The California Domestic Workers Coalition organizes and advocates for the rights of over 325,000 domestic workers who work as nannies, house cleaners and caregivers for the young, infirm, elderly and disabled people in homes across the state.
"Care work is sacred work. Care workers take care of our most precious people and things,” explains Director Kimberly Alvarenga. And while care work is the fastest growing industry in the country, domestic workers remain one of the most exploited, undervalued and unprotected workers in California.
The California Domestic Worker Coalition is on a mission to change hearts, minds and laws so that our society and economy can begin valuing the work of care and respecting the workers who are predominantly immigrant women of color.
Their vision is simple: Care jobs should be living wage jobs.
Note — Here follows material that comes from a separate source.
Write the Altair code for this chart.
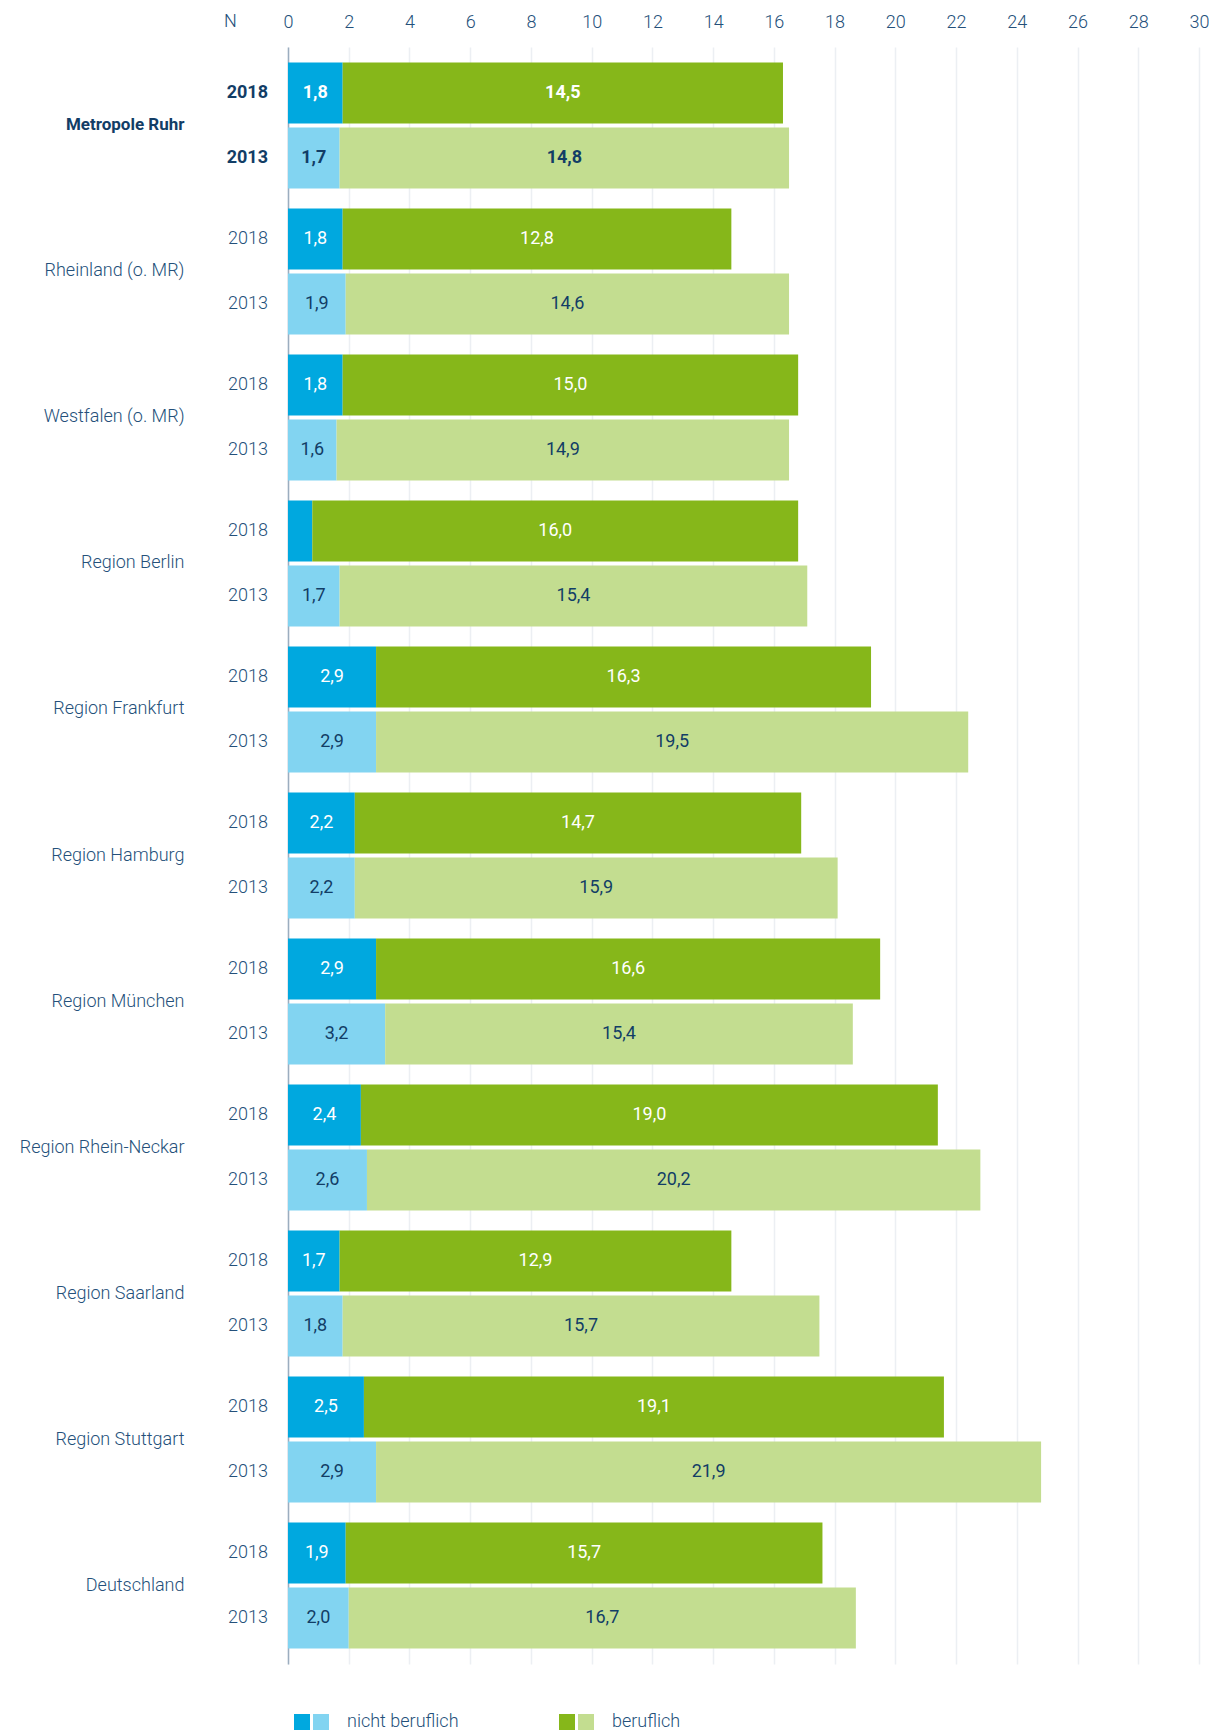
import altair as alt
import pandas as pd

regions = ["Metropole Ruhr", "Rheinland (o. MR)", "Westfalen (o. MR)", "Region Berlin",
           "Region Frankfurt", "Region Hamburg", "Region München", "Region Rhein-Neckar",
           "Region Saarland", "Region Stuttgart", "Deutschland"]
years = ["2018", "2013"]
categories = ["nicht beruflich", "beruflich"]
nb_2018 = [1.8, 1.8, 1.8, 0.8, 2.9, 2.2, 2.9, 2.4, 1.7, 2.5, 1.9]
b_2018 = [14.5, 12.8, 15.0, 16.0, 16.3, 14.7, 16.6, 19.0, 12.9, 19.1, 15.7]
nb_2013 = [1.7, 1.9, 1.6, 1.7, 2.9, 2.2, 3.2, 2.6, 1.8, 2.9, 2.0]
b_2013 = [14.8, 14.6, 14.9, 15.4, 19.5, 15.9, 15.4, 20.2, 15.7, 21.9, 16.7]
x_ticks = list(range(0, 31, 2))

keys = ["nicht beruflich|2018", "nicht beruflich|2013", "beruflich|2018", "beruflich|2013"]
colors = ["#00a8df", "#82d4f1", "#86b71a", "#c3dd90"]

FONT = "Roboto"
LIGHT = 300
TXT = "#24507a"
DARK = "#123d66"
W, H = 911, 1617

rows = []
for i, r in enumerate(regions):
    for y, nb, b in (("2018", nb_2018[i], b_2018[i]), ("2013", nb_2013[i], b_2013[i])):
        rows.append({"region": r, "year": y, "cat": "nicht beruflich", "value": nb})
        rows.append({"region": r, "year": y, "cat": "beruflich", "value": b})
df = pd.DataFrame(rows)

legend_df = pd.DataFrame([{"cat": c, "year": y} for c in categories for y in years])

is_ruhr = "datum.region == 'Metropole Ruhr'"
not_ruhr = "datum.region != 'Metropole Ruhr'"

base = alt.Chart(df).transform_calculate(
    order="datum.cat == 'nicht beruflich' ? 0 : 1"
).transform_stack(
    stack="value", groupby=["region", "year"], as_=["x0", "x1"],
    sort=[alt.SortField("order", order="ascending")]
).transform_calculate(
    mid="(datum.x0 + datum.x1) / 2",
    key="datum.cat + '|' + datum.year",
    lab="datum.value >= 1 ? replace(format(datum.value, '.1f'), '.', ',') : ''"
)

ruhr_label = "datum.value == 'Metropole Ruhr'"
y_enc = alt.Y("region:N", sort=regions,
              scale=alt.Scale(domain=regions, paddingInner=0.137, paddingOuter=0.106),
              axis=alt.Axis(title=None, ticks=False, domain=True, domainColor="#9badbf",
                            domainWidth=1.5, grid=False, labelPadding=104, labelLimit=300,
                            labelFont=FONT,
                            labelFontSize=alt.condition(ruhr_label, alt.value(17), alt.value(18)),
                            labelFontWeight=alt.condition(ruhr_label, alt.value("bold"), alt.value(LIGHT)),
                            labelColor=alt.condition(ruhr_label, alt.value(DARK), alt.value(TXT))))
yoff_enc = alt.YOffset("year:N", sort=years,
                       scale=alt.Scale(domain=years, paddingInner=0.0615, paddingOuter=0))


def xq(field, axis):
    return alt.X(field, scale=alt.Scale(domain=[0, 30], nice=False, zero=True), axis=axis)


bars = base.mark_bar(cornerRadius=0).encode(
    x=xq("x0:Q", alt.Axis(orient="top", values=x_ticks, title="N", titleX=-58, titleY=-21,
                          titleAngle=0, titleAlign="center", titleBaseline="alphabetic",
                          titleFont=FONT, titleFontSize=18, titleFontWeight=LIGHT, titleColor=TXT,
                          labelFont=FONT, labelFontSize=18, labelFontWeight=LIGHT, labelColor=TXT,
                          labelPadding=16, ticks=False, domain=False, grid=True,
                          gridColor="#eceff3", gridWidth=1.5, labelFlush=False)),
    x2="x1:Q",
    y=y_enc,
    yOffset=yoff_enc,
    color=alt.Color("key:N", scale=alt.Scale(domain=keys, range=colors), legend=None),
)


def value_labels(test, weight):
    return base.transform_filter(test).mark_text(
        font=FONT, fontSize=18, baseline="middle", align="center", fontWeight=weight
    ).encode(
        x=xq("mid:Q", None),
        y=y_enc,
        yOffset=yoff_enc,
        text="lab:N",
        color=alt.condition("datum.year == '2018'", alt.value("#ffffff"), alt.value(DARK)),
    )


def year_labels(test, weight, color):
    return base.transform_filter("datum.cat == 'beruflich'").transform_filter(test).mark_text(
        font=FONT, fontSize=18, align="right", baseline="middle", fontWeight=weight, color=color
    ).encode(
        x=alt.value(-20),
        y=y_enc,
        yOffset=yoff_enc,
        text="year:N",
    )


LEG_Y = H + 58
leg_base = alt.Chart(legend_df).transform_calculate(key="datum.cat + '|' + datum.year")
leg_x = alt.X("cat:N", sort=categories,
              scale=alt.Scale(type="point", domain=categories, range=[0, 265], padding=0),
              axis=None)
leg_color = alt.Color("key:N", scale=alt.Scale(domain=keys, range=colors), legend=None)
leg_dark = leg_base.transform_filter("datum.year == '2018'").mark_square(
    size=256, opacity=1, filled=True, xOffset=14).encode(
    x=leg_x, y=alt.value(LEG_Y), color=leg_color)
leg_light = leg_base.transform_filter("datum.year == '2013'").mark_square(
    size=256, opacity=1, filled=True, xOffset=33).encode(
    x=leg_x, y=alt.value(LEG_Y), color=leg_color)
leg_text = leg_base.transform_filter("datum.year == '2018'").mark_text(
    font=FONT, fontSize=18, fontWeight=LIGHT, align="left", baseline="middle", dx=59,
    color=TXT).encode(
    x=leg_x, y=alt.value(LEG_Y), text="cat:N")

chart = alt.layer(
    bars,
    value_labels(not_ruhr, "normal"), value_labels(is_ruhr, "bold"),
    year_labels(not_ruhr, LIGHT, TXT), year_labels(is_ruhr, "bold", DARK),
    leg_dark, leg_light, leg_text,
).resolve_scale(
    x="independent"
).properties(
    width=W, height=H, background="white",
    padding={"left": 11, "top": 4, "right": 0, "bottom": 0}
).configure_view(stroke=None)

chart.save("out.html", embed_options={"renderer": "svg", "actions": False})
Domestic workers should have the same benefits and protections that workers in other industries have. Not more, not less.
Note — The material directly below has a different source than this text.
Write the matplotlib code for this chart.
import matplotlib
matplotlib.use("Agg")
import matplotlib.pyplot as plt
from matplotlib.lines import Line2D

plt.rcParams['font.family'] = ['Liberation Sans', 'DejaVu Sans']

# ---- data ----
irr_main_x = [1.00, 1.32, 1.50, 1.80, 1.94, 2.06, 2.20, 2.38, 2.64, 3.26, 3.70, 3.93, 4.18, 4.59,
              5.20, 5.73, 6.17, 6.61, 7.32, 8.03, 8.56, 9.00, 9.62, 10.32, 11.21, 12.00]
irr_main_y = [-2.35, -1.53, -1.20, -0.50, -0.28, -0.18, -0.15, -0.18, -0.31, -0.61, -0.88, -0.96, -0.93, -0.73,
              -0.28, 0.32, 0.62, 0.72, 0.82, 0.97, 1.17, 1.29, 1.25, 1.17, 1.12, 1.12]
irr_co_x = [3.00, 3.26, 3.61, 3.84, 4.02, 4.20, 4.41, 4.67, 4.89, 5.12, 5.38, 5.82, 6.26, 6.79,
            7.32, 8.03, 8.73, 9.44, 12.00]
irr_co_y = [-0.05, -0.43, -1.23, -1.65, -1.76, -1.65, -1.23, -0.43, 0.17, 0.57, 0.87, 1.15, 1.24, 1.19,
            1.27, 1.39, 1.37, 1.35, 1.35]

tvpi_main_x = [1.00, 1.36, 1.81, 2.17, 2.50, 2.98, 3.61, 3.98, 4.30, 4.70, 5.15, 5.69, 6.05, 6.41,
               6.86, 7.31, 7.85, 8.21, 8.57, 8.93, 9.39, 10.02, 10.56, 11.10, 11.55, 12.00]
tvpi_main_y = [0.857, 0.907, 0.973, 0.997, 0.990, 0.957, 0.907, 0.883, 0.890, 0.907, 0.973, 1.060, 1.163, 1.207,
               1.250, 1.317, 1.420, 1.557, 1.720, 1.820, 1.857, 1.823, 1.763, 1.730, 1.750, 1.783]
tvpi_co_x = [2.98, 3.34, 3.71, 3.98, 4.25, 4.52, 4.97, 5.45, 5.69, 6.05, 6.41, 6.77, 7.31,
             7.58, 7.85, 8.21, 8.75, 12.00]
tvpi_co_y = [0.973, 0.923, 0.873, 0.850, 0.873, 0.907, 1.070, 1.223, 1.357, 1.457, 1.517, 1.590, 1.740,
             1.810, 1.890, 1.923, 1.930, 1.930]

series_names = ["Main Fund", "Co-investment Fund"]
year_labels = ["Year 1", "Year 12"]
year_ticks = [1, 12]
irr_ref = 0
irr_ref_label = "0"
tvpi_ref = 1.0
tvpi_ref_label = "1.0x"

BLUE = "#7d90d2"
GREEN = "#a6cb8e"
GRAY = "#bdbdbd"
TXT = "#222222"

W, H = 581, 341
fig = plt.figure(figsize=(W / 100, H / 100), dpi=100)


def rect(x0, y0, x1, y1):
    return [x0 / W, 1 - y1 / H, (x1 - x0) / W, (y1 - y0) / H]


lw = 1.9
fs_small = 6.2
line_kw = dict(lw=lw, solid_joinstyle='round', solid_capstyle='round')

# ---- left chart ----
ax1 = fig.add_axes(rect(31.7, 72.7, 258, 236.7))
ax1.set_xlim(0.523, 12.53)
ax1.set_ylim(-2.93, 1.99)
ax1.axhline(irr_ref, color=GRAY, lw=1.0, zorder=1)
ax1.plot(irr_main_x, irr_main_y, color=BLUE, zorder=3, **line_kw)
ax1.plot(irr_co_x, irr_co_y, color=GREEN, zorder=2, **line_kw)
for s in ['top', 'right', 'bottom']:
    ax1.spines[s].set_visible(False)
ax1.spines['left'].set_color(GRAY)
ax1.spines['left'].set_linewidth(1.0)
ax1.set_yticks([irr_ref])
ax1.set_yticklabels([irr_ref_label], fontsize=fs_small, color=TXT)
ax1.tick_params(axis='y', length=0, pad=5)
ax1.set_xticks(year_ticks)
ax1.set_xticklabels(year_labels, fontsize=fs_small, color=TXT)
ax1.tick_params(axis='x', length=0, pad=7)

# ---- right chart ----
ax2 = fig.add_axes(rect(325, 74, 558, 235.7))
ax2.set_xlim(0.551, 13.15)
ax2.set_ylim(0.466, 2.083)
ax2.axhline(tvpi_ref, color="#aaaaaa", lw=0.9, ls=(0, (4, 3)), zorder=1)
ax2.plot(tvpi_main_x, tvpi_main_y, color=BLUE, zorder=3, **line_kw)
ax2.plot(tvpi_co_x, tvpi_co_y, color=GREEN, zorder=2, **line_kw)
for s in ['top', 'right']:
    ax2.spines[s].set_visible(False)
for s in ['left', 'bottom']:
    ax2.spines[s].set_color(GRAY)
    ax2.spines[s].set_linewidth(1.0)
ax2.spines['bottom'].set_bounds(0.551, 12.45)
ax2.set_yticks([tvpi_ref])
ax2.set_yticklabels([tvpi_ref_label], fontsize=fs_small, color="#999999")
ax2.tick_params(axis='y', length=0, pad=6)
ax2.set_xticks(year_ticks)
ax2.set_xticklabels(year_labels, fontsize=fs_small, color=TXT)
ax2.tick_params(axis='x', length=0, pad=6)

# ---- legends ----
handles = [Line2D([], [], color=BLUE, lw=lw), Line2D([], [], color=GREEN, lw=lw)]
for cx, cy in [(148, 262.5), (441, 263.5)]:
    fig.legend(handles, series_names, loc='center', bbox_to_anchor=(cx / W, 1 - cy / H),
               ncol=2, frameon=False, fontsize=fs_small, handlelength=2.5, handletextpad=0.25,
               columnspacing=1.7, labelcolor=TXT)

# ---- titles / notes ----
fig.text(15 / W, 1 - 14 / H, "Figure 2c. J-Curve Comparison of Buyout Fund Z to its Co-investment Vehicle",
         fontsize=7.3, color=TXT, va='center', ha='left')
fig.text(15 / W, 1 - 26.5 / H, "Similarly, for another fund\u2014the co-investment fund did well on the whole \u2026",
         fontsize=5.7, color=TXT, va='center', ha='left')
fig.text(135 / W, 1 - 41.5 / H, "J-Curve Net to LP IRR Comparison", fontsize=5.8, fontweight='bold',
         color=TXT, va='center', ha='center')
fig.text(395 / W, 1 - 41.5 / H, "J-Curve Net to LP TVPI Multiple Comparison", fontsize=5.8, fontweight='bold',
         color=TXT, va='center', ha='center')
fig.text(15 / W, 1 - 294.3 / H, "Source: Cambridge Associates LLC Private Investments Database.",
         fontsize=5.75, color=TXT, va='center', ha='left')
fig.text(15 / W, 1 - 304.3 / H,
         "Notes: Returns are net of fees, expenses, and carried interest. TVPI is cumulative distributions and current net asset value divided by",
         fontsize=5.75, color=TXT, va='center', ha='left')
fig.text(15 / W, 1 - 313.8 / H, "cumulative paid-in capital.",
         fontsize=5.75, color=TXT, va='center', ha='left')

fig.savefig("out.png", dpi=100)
“Our vision is that women who do this work do not have to fight to be included in basic rights. They have an economic security net. They are able to negotiate, have a contract, and an equal employer-employee relationship where the employer values their work, treats them as professionals, and respects their personal and occupational boundaries," said Alvarenga.
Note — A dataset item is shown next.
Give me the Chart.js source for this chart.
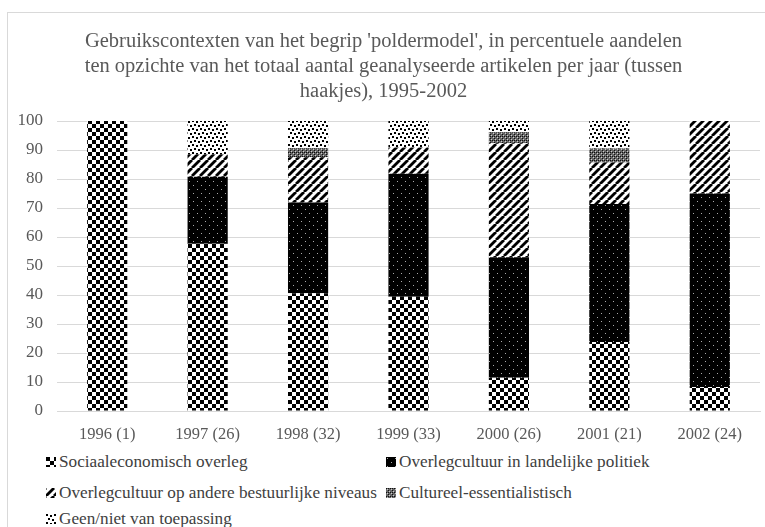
<!DOCTYPE html>
<html>
<head>
<meta charset="utf-8">
<script src="https://cdn.jsdelivr.net/npm/chart.js@4"></script>
<style>
  html, body { margin: 0; padding: 0; background: #fff; }
  #wrap { position: relative; width: 765px; height: 527px; overflow: hidden; }
  #frame { position: absolute; left: 7px; top: 12px; width: 800px; height: 600px;
           border-left: 1px solid #d9d9d9; border-top: 1px solid #d9d9d9; }
  #chart { position: absolute; left: 0; top: 0; }
  #legend { position: absolute; left: 46px; top: 452px; width: 715px;
            font-family: 'Liberation Serif', serif; font-size: 17.2px; color: #404040; }
  .item { position: absolute; white-space: nowrap; display: flex; align-items: center; }
  .item canvas { width: 10px; height: 10px; margin-right: 3px; }
</style>
</head>
<body>
<div id="wrap">
  <div id="frame"></div>
  <canvas id="chart" width="765" height="451"></canvas>
  <div id="legend"></div>
</div>
<script>
const years = ['1996 (1)', '1997 (26)', '1998 (32)', '1999 (33)', '2000 (26)', '2001 (21)', '2002 (24)'];
const sociaal    = [100, 57.7, 40.6, 39.4, 11.5, 23.8, 8.3];
const landelijk  = [0, 23.1, 31.3, 42.4, 41.5, 47.6, 66.7];
const andere     = [0, 7.7, 15.6, 9.1, 39.3, 14.3, 25.0];
const cultureel  = [0, 0, 3.1, 0, 3.8, 4.8, 0];
const geen       = [0, 11.5, 9.4, 9.1, 3.9, 9.5, 0];
const seriesNames = ['Sociaaleconomisch overleg', 'Overlegcultuur in landelijke politiek',
  'Overlegcultuur op andere bestuurlijke niveaus', 'Cultureel-essentialistisch', 'Geen/niet van toepassing'];
const yTicks = [0, 10, 20, 30, 40, 50, 60, 70, 80, 90, 100];

// pattern tiles
function tile(size, draw) {
    const c = document.createElement('canvas');
    c.width = size; c.height = size;
    const g = c.getContext('2d');
    draw(g, size);
    return c;
}
const tiles = [
    tile(8, (g) => { // checkerboard
        g.fillStyle = '#fff'; g.fillRect(0, 0, 8, 8);
        g.fillStyle = '#000'; g.fillRect(0, 0, 4, 4); g.fillRect(4, 4, 4, 4);
    }),
    tile(8, (g) => { // black with small white dots
        g.fillStyle = '#000'; g.fillRect(0, 0, 8, 8);
        g.fillStyle = '#aaa'; g.fillRect(1, 1, 1, 1); g.fillRect(5, 5, 1, 1);
    }),
    tile(8, (g) => { // wide upward diagonal
        g.fillStyle = '#fff'; g.fillRect(0, 0, 8, 8);
        g.strokeStyle = '#000'; g.lineWidth = 2.8;
        [-8, 0, 8].forEach(o => { g.beginPath(); g.moveTo(o, 8); g.lineTo(o + 8, 0); g.stroke(); });
    }),
    tile(4, (g) => { // fine grey checker
        g.fillStyle = '#666'; g.fillRect(0, 0, 4, 4);
        g.fillStyle = '#111'; g.fillRect(0, 0, 1, 1); g.fillRect(2, 2, 1, 1); g.fillRect(2, 0, 1, 1);
        g.fillStyle = '#ccc'; g.fillRect(1, 1, 1, 1); g.fillRect(3, 3, 1, 1);
    }),
    tile(8, (g) => { // confetti
        g.fillStyle = '#fff'; g.fillRect(0, 0, 8, 8);
        g.fillStyle = '#000';
        g.fillRect(0, 0, 2, 2); g.fillRect(4, 1, 2, 2); g.fillRect(2, 4, 2, 2); g.fillRect(6, 5, 2, 2);
    })
];
const ctx = document.getElementById('chart').getContext('2d');
const patterns = tiles.map(t => ctx.createPattern(t, 'repeat'));

const seriesData = [sociaal, landelijk, andere, cultureel, geen];

new Chart(ctx, {
    type: 'bar',
    data: {
        labels: years,
        datasets: seriesData.map((d, i) => ({
            label: seriesNames[i],
            data: d,
            backgroundColor: patterns[i],
            borderWidth: 0,
            categoryPercentage: 1,
            barPercentage: 0.4
        }))
    },
    options: {
        responsive: false,
        animation: false,
        layout: { padding: { left: 7, right: 5, top: 0, bottom: 0 } },
        plugins: {
            legend: { display: false },
            tooltip: { enabled: false },
            title: {
                display: true,
                text: ["Gebruikscontexten van het begrip 'poldermodel', in percentuele aandelen",
                       'ten opzichte van het totaal aantal geanalyseerde artikelen per jaar (tussen',
                       'haakjes), 1995-2002'],
                color: '#595959',
                font: { family: "'Liberation Serif', serif", size: 20.5, weight: 'normal', lineHeight: 1.22 },
                padding: { top: 29, bottom: 17 }
            }
        },
        scales: {
            x: {
                stacked: true,
                grid: { display: false, drawTicks: false },
                border: { color: '#d9d9d9' },
                ticks: { color: '#595959', padding: 14, font: { family: "'Liberation Serif', serif", size: 16.5 } },
                afterFit: (s) => { s.height = 40; }
            },
            y: {
                stacked: true,
                min: 0, max: 100,
                afterBuildTicks: (s) => { s.ticks = yTicks.map(v => ({ value: v })); },
                grid: { color: '#d9d9d9', drawTicks: false },
                border: { display: false },
                ticks: { color: '#595959', padding: 14, font: { family: "'Liberation Serif', serif", size: 17 } },
                afterFit: (s) => { s.width = 50; }
            }
        }
    }
});

// html legend in two columns
const pos = [[0, 0], [340, 0], [0, 31], [340, 31], [0, 57]];
const legend = document.getElementById('legend');
seriesNames.forEach((name, i) => {
    const el = document.createElement('div');
    el.className = 'item';
    el.style.left = pos[i][0] + 'px';
    el.style.top = pos[i][1] + 'px';
    const sw = document.createElement('canvas');
    sw.width = 10; sw.height = 10;
    const g = sw.getContext('2d');
    g.fillStyle = g.createPattern(tiles[i], 'repeat');
    g.fillRect(0, 0, 10, 10);
    el.appendChild(sw);
    el.appendChild(document.createTextNode(name));
    legend.appendChild(el);
});
</script>
</body>
</html>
“I'm thinking of domestic worker families who would be able to take a day off when their families become ill, have better access to education, have better access to healthcare. In many ways, their whole lives would be changed. That's what we envision, a world where domestic work is valued, is respected.”
While domestic workers do the work that makes all other work possible, they are earning poverty wages. UCLA’s survey of 500 caregivers found the median hourly rate was $14.50, while those paid a flat rate earned a median of $9.17 an hour. In one of the state’s most shocking wage theft cases, Filipino women at a “board and care” chain were making as little as $2.40 an hour.
Undervaluing of this essential work has its origins in slavery and racism. In 1938, domestic workers were written out of the Fair Labor Standards Act, which granted minimum wage and overtime protections to all U.S. workers. Southern lawmakers refused to pass the Act unless two groups were excluded: farmworkers and domestic workers.
“This legacy of exclusion is rooted in this country's legacy of enslavement and racism. When this country was founded, the women who did this work were Black women. So we continue with this legacy. Now it is women of other nationalities—immigrant women from many nationalities—that do this work.”
Today, 95 percent of domestic workers are women and majority of them are women or color and immigrant women. A significant number of them are undocumented. Because this work is almost exclusively done by women and because it’s done in private homes, it is perceived as "help" and not as a real profession. The state has established no labor guidelines for this workforce, and most private individuals who employ them do not see themselves—or act—as employers, which is what they are.